Arthur Laflamme did not have an easy childhood. The Great Depression was difficult for all Canadians under the best of circumstances, but he and his three siblings had the added challenge of being raised by a single mother, after their father abandoned the family while the children were young.

Arthur was the second-eldest child, and from a young age he had to do his part to help his family. He took odd jobs at 10 cents an hour and spent a great deal of time searching for logs along the shores of the Gatineau River because they couldn't afford firewood during the winter.

This difficult period had a silver lining, however, as it instilled in Arthur his lifelong values of self-discipline and hard work. In 1938, these qualities helped him to secure a well-paying job in the Royal Canadian Air Force as a carpenter aircraft rigger. "The air force was the only one hiring during the Depression, and they were the only ones to respond to my application. I joined, and I sure liked it after I joined," he later recalled.

Although he was raised in a francophone household and barely spoke English at the time, Arthur quickly rose through the RCAF ranks and was selected for pilot training in 1942, in the midst of the Second World War.

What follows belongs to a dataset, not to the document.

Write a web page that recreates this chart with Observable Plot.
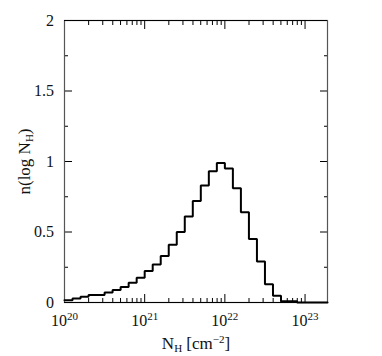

He graduated as a pilot officer and was deployed in 1944 as a Lancaster bomber pilot. He completed 30 mission tours over Norway, France and Germany without ever losing a crew member, aborting a mission, or receiving significant damage to his aircraft. In 1950, he was awarded the Distinguished Flying Cross for his war service.

Because he had joined the air force before the war began, Arthur was able to continue with the RCAF as a pilot after it ended. He had many deployments in the postwar period, including acting as a Canadian representative on U.S. operations in the Canadian Arctic during the Cold War.

While based in Edmonton, he went to a dance and met Fleur-Ange Lefebvre; he married his "flower" (as he called her) in 1947. Over the next 15 years, as he moved across the country from one military base to another, he and Fleur-Ange welcomed three sons and three daughters. Many of the children never spent more than a year in the same school during this period.

In 1963, after spending a quarter-century serving his country, Arthur left the military. He and Fleur-Ange opened their own business in Gatineau, a fabric store that they ran, with the help of their children, until they retired in 1992.

Throughout his business and retirement years, Arthur was a devoted family man and greatly enjoyed spending time with his 12 grandchildren. He was actively involved with the RCAF Pre-War Club, which held regular meetings and an annual formal ball. He also kept in close contact with members of the many squadrons in which he was deployed.

Lucky are those who find their true passion in life. Arthur, and those who knew him, never doubted that he found his in the skies above North America and Europe. "My 25 years in the air force were paradise," he once said. "I would do it all again."

André LaFlamme is Arthur's grandson.